▶ Exercise objective
In the material below, list every line carrying the string "matplotlib".
○ ○ ○ ○ ○ ○ ○
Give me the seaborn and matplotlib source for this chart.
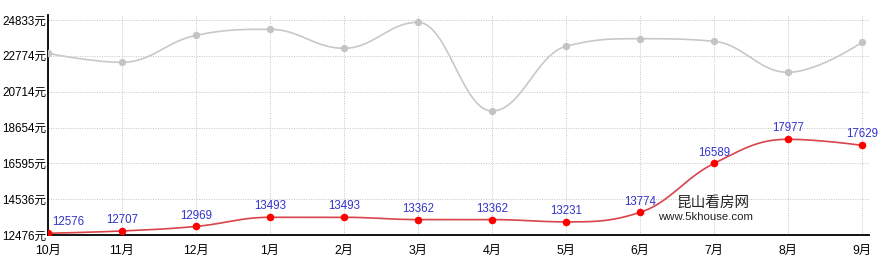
import numpy as np
import pandas as pd
import matplotlib
matplotlib.use("Agg")
import matplotlib.pyplot as plt
import seaborn as sns

months = ["10月", "11月", "12月", "1月", "2月", "3月", "4月", "5月", "6月", "7月", "8月", "9月"]
area_price = [22918, 22400, 23953, 24298, 23206, 24700, 19600, 23321, 23758, 23608, 21826, 23550]
city_price = [12576, 12707, 12969, 13493, 13493, 13362, 13362, 13231, 13774, 16589, 17977, 17629]
y_ticks = [12476, 14536, 16595, 18654, 20714, 22774, 24833]


def spline(xs, ys, n=30, smoothing=1.5):
    """Highcharts-style spline through the given points (rendering only)."""
    xs = np.asarray(xs, float)
    ys = np.asarray(ys, float)
    m = len(xs)
    lc = [(xs[i], ys[i]) for i in range(m)]
    rc = [(xs[i], ys[i]) for i in range(m)]
    d = smoothing + 1
    for i in range(1, m - 1):
        px, py = xs[i], ys[i]
        lx, ly = xs[i - 1], ys[i - 1]
        nx, ny = xs[i + 1], ys[i + 1]
        lcx = (smoothing * px + lx) / d
        lcy = (smoothing * py + ly) / d
        rcx = (smoothing * px + nx) / d
        rcy = (smoothing * py + ny) / d
        corr = ((rcy - lcy) * (rcx - px)) / (rcx - lcx) + py - rcy
        lcy += corr
        rcy += corr
        if lcy > ly and lcy > py:
            lcy = max(ly, py); rcy = 2 * py - lcy
        elif lcy < ly and lcy < py:
            lcy = min(ly, py); rcy = 2 * py - lcy
        if rcy > ny and rcy > py:
            rcy = max(ny, py); lcy = 2 * py - rcy
        elif rcy < ny and rcy < py:
            rcy = min(ny, py); lcy = 2 * py - rcy
        lc[i] = (lcx, lcy)
        rc[i] = (rcx, rcy)
    outx, outy = [], []
    t = np.linspace(0, 1, n)
    for i in range(m - 1):
        p0 = np.array([xs[i], ys[i]])
        p1 = np.array(rc[i])
        p2 = np.array(lc[i + 1])
        p3 = np.array([xs[i + 1], ys[i + 1]])
        b = ((1 - t) ** 3)[:, None] * p0 + (3 * (1 - t) ** 2 * t)[:, None] * p1 \
            + (3 * (1 - t) * t ** 2)[:, None] * p2 + (t ** 3)[:, None] * p3
        outx.extend(b[:, 0]); outy.extend(b[:, 1])
    return np.array(outx), np.array(outy)


sns.set_theme(style="white")
plt.rcParams["font.family"] = ["Liberation Sans", "Noto Sans CJK SC", "DejaVu Sans"]

fig = plt.figure(figsize=(8.92, 2.70), dpi=100)
ax = fig.add_axes([48 / 892, 35 / 270, 821 / 892, 220 / 270])

xi = np.arange(len(months))
df = pd.DataFrame({"x": xi, "area": area_price, "city": city_price})

gx, gy = spline(xi, area_price)
rx, ry = spline(xi, city_price)
sns.lineplot(x=gx, y=gy, ax=ax, color="#c8c8c8", linewidth=1.2, sort=False, zorder=3)
sns.lineplot(x=rx, y=ry, ax=ax, color="#d9434a", linewidth=1.2, sort=False, zorder=4)
sns.scatterplot(data=df, x="x", y="area", ax=ax, color="#c4c4c4", s=28, linewidth=0, zorder=5)
sns.scatterplot(data=df, x="x", y="city", ax=ax, color="#ff0000", s=30, linewidth=0, zorder=6)

for i, v in enumerate(city_price):
    if i == 0:
        ax.annotate(str(v), (i, v), xytext=(3, 3.5), textcoords="offset points",
                    ha="left", va="bottom", fontsize=8.3, color="#3333cc", zorder=7)
    else:
        ax.annotate(str(v), (i, v), xytext=(0, 3.5), textcoords="offset points",
                    ha="center", va="bottom", fontsize=8.3, color="#3333cc", zorder=7,
                    annotation_clip=False)

ax.set_xlim(0, 11.095)
ax.set_ylim(12476, 25120)
ax.set_xticks(xi)
ax.set_xticklabels(months)
ax.set_yticks(y_ticks)
ax.set_yticklabels([f"{v}元" for v in y_ticks])
ax.tick_params(axis="both", length=0, colors="#000000")
ax.tick_params(axis="x", pad=7, labelsize=8.8)
ax.tick_params(axis="y", pad=1, labelsize=8.4)
ax.set_xlabel("")
ax.set_ylabel("")

ax.grid(True, color="#c4c4c4", linestyle=(0, (1, 1.5)), linewidth=0.7)
ax.set_axisbelow(True)
for s in ["top", "right"]:
    ax.spines[s].set_visible(False)
for s in ["left", "bottom"]:
    ax.spines[s].set_color("#000000")
    ax.spines[s].set_linewidth(1.3)
ax.set_facecolor("white")

fig.text(676 / 892, 1 - 203 / 270, "昆山看房网", fontsize=10.5, color="#222222",
         family=["Noto Sans CJK SC"], ha="left", va="center")
fig.text(658 / 892, 1 - 217 / 270, "www.5khouse.com", fontsize=8.2, color="#222222",
         ha="left", va="center")

fig.savefig("out.png", dpi=100, facecolor="white")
○ ○ ○ ○ ○ ○ ○
▶ The answer
Give me the seaborn and matplotlib source for this chart.
import matplotlib
matplotlib.use("Agg")
import matplotlib.pyplot as plt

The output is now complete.